## RECORDS SUPPLIED
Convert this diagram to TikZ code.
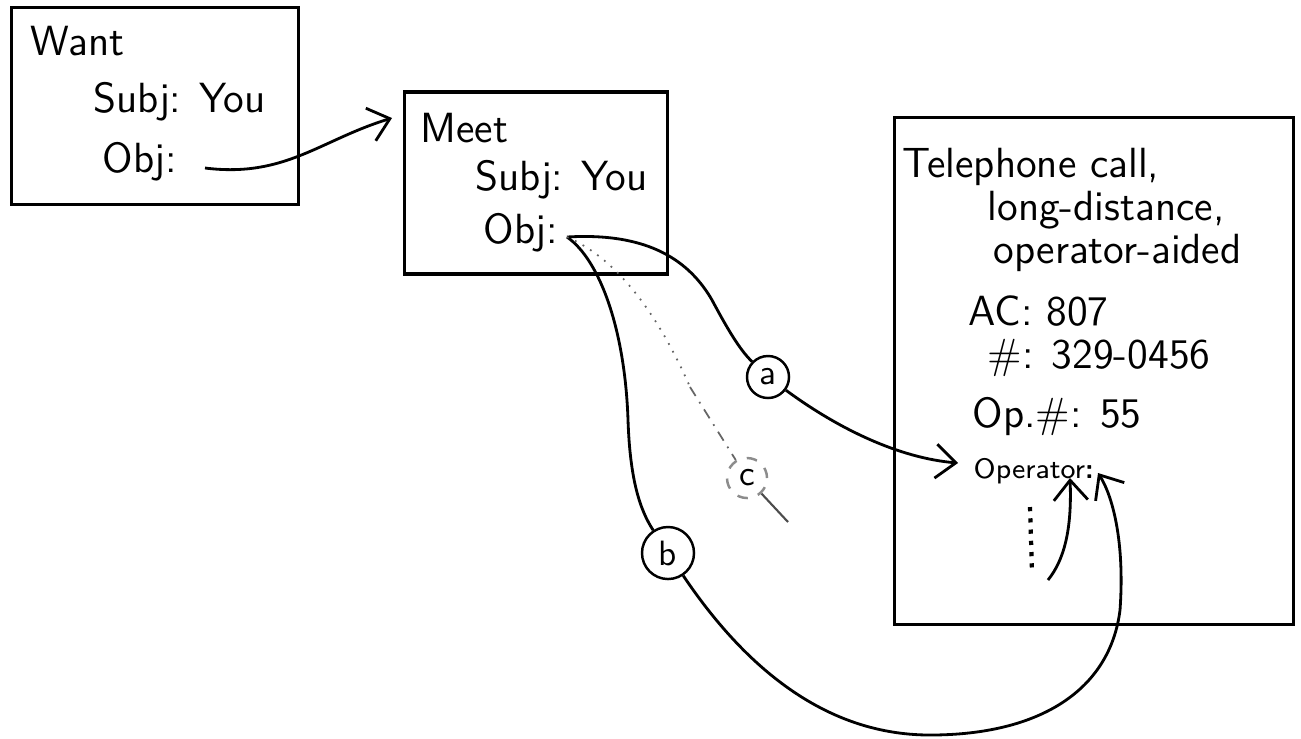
---
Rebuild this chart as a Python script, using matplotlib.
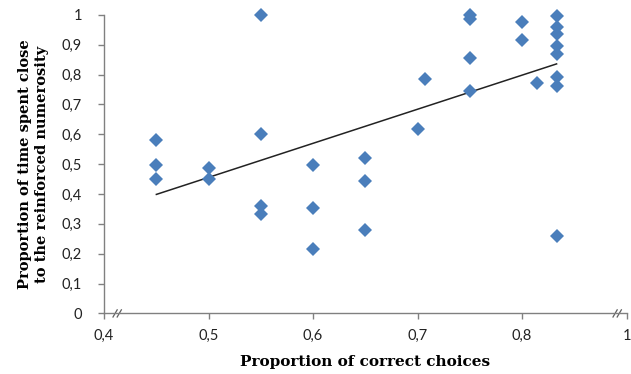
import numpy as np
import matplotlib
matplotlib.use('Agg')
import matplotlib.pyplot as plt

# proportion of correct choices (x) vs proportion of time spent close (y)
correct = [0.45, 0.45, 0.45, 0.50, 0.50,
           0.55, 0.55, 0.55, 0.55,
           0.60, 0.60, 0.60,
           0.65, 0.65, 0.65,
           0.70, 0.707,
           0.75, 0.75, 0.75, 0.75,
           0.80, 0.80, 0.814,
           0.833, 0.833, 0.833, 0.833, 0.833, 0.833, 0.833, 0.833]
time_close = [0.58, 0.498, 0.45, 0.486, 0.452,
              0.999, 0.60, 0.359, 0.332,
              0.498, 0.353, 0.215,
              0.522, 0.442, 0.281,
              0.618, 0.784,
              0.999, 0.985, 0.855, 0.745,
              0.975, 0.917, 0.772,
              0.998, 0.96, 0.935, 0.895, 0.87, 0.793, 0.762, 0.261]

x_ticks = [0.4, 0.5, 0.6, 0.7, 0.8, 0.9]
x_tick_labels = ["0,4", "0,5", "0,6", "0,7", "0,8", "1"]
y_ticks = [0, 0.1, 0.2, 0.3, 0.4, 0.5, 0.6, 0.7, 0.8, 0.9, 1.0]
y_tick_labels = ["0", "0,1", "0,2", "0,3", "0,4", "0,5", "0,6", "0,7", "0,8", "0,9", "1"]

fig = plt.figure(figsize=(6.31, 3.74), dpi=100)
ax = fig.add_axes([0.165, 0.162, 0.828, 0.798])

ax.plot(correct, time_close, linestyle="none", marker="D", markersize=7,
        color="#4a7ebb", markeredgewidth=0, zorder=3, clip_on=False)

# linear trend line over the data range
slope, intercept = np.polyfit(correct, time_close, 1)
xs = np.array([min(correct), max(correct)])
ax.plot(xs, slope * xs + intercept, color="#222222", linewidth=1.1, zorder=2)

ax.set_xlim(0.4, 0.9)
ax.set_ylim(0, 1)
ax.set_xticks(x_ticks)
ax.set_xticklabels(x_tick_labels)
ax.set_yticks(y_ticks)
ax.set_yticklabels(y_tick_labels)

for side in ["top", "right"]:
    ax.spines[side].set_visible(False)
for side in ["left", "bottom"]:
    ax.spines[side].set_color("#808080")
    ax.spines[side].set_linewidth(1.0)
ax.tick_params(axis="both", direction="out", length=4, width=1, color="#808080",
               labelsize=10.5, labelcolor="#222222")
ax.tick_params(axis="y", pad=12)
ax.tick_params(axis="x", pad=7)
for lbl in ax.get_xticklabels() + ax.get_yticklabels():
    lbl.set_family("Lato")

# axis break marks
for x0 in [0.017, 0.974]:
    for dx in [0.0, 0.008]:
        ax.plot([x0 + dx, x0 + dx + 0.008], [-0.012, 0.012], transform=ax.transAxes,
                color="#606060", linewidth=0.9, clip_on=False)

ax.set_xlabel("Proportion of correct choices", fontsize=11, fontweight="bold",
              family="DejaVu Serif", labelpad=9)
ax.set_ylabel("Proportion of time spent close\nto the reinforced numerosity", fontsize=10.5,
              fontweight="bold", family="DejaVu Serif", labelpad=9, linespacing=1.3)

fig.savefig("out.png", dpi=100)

## TASK BRIEF
From the records given above, copy all lines containing "matplotlib".

## FINISHED EXERCISE
Rebuild this chart as a Python script, using matplotlib.
import matplotlib
matplotlib.use('Agg')
import matplotlib.pyplot as plt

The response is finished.